Shaun Glaze, the lead researcher for King County Equity Now, explained the details around the project on Monday.
Shaun Glaze, the lead researcher for King County Equity Now, explained the details around the project on Monday. SHITTY SCREENSHOT OF THE SEATTLE CHANNEL

The Seattle City Council is probably going to get more heat over the Black Brilliance Research Project.

Despite months of work and $3 million from the city's budget, the project's goals are still pretty amorphous, and the presentation researchers gave to the council on Monday didn't do much to answer questions reporters raised earlier this month.

The project, spearheaded by King County Equity Now (KCEN) but contracted through the Freedom Project because of a 501(c)(3) complication, will consist of many individual research projects from a team of around 100 researchers from local communities of color. The research aims to create a list of budget priorities around issues that impact marginalized communities for the council to follow through on, kind of like a budget priority vision board.

Ultimately, this will create the foundation for the participatory budgeting process the council hopes to stand up in 2021 to further engage communities in the bureaucratic sausage-making that is the city's budget. The project will also choose a "steering committee" to guide that work.

While the research project directly involves people of color in a political process that aims to alleviate systemic underfunding in their communities, recent reports raised some doubts about how effective that process will be. Shaun Glaze, the research director with KCEN, has stated the project's broad goals but hasn't delved into specifics or illustrated how the project intends on spending the $3 million from the city. This ruffled some of the council's most prominent critics.
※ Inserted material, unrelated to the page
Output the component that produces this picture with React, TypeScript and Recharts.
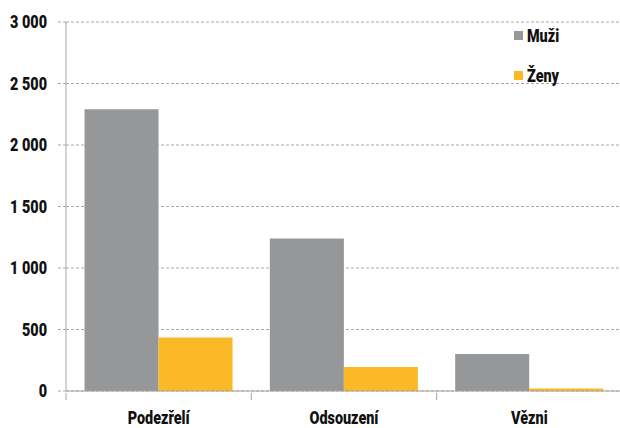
import { Bar, BarChart, CartesianGrid, XAxis, YAxis } from "recharts";

const categories = ["Podezřelí", "Odsouzení", "Vězni"];
const muzi = [2290, 1240, 300];
const zeny = [435, 195, 20];
const yTicks = [0, 500, 1000, 1500, 2000, 2500, 3000];
const seriesNames = ["Muži", "Ženy"];

const data = categories.map((name, i) => ({ name, muzi: muzi[i], zeny: zeny[i] }));

const FONT = "Roboto, 'Noto Sans', sans-serif";
const SQUEEZE = 0.8;
const GRAY = "#959799";
const YELLOW = "#fbb925";
const GRID = "#b3a59d";
const AXIS = "#a8a39f";

const CHART_W = 622;
const Y_W = 66;

function fmt(v: number) {
  return String(v).replace(/\B(?=(\d{3})+(?!\d))/g, " ");
}

function NarrowText({ x, y, anchor, dy, children }: any) {
  return (
    <text
      transform={`translate(${x},${y}) scale(${SQUEEZE},1)`}
      x={0}
      y={0}
      dy={dy}
      textAnchor={anchor}
      fontFamily={FONT}
      fontWeight={900}
      fontSize={18}
      fill="#111"
    >
      {children}
    </text>
  );
}

function ValueTick(props: any) {
  const { x, y, payload } = props;
  return (
    <NarrowText x={x} y={y} anchor="end" dy="0.36em">
      {fmt(payload.value)}
    </NarrowText>
  );
}

function CategoryTick(props: any) {
  const { x, y, payload } = props;
  const half = payload?.offset ?? (CHART_W - Y_W) / categories.length / 2;
  return (
    <g>
      <line x1={x - half} x2={x - half} y1={y - 7} y2={y} stroke={AXIS} strokeWidth={1} />
      <NarrowText x={x} y={y + 11} anchor="middle" dy="0.71em">
        {payload.value}
      </NarrowText>
    </g>
  );
}

function LegendBox() {
  const colors = [GRAY, YELLOW];
  return (
    <div style={{ position: "absolute", left: 514, top: 24, fontFamily: FONT, fontWeight: 900, fontSize: 18, color: "#111" }}>
      {seriesNames.map((name, i) => (
        <div key={name} style={{ display: "flex", alignItems: "center", height: 22, marginBottom: 18 }}>
          <span style={{ display: "inline-block", width: 9, height: 9, background: colors[i], marginRight: 4 }} />
          <span style={{ display: "inline-block", transform: `scaleX(${SQUEEZE})`, transformOrigin: "left center" }}>{name}</span>
        </div>
      ))}
    </div>
  );
}

export default function App() {
  return (
    <div style={{ position: "absolute", left: 0, top: 0, width: 620, height: 428, overflow: "hidden", background: "#fff" }}>
      <BarChart
        width={CHART_W}
        height={428}
        data={data}
        margin={{ top: 22, right: 0, bottom: 0, left: 0 }}
        barCategoryGap="10%"
        barGap={0}
      >
        <CartesianGrid horizontal vertical={false} stroke={GRID} strokeDasharray="3 2" />
        <YAxis
          width={Y_W}
          domain={[0, 3000]}
          ticks={yTicks}
          interval={0}
          axisLine={{ stroke: AXIS }}
          tickLine={{ stroke: GRID, strokeDasharray: "3 2" }}
          tickSize={8}
          tickMargin={11}
          tick={<ValueTick />}
        />
        <XAxis
          dataKey="name"
          height={37}
          axisLine={{ stroke: AXIS }}
          tickLine={false}
          tickSize={7}
          tick={<CategoryTick />}
          interval={0}
        />
        <Bar dataKey="muzi" name={seriesNames[0]} fill={GRAY} isAnimationActive={false} />
        <Bar dataKey="zeny" name={seriesNames[1]} fill={YELLOW} isAnimationActive={false} />
      </BarChart>
      <LegendBox />
    </div>
  );
}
Monday's presentation didn't address those open questions. It remains unclear what the research project's expenses are and what the city's $3 million is paying for. So far, the researchers released a preliminary report in November. They'll release another preliminary report on December 21, and the final research report will come in February. In between reports, the researchers will communicate weekly with Councilmember Tammy Morales.

Other council members didn't seem too concerned about the unanswered details of the research project.

Council President Lorena Gonzalez rebuked the "commentary" about the project by comparing it to other city community research projects in the past. She connected the dots between the Black Brilliance Research Project and the the legislation, it 2015 Equity and Environment Agenda, a community-led task force focused on environmental and social justice issues.

An uncharacteristically enthusiastic Councilmember Debora Juarez asked Glaze with KCEN about short-term and long-term goals but received general sentiments—defunding the police, increasing internet access, remodeling public safety—in return. Juarez said that "at some point" she wanted to hear from KCEN about how the group will "be responding to criticisms and concerns about what this actually looks like."

Whatever happens, the council's attempt at participatory budgeting so far is much more transparent than whatever Mayor Jenny Durkan is doing with her Equitable Communities Initiative Task Force, which has to decide where $30 million will go, has had three private meetings so far, and hasn't reported anything substantive.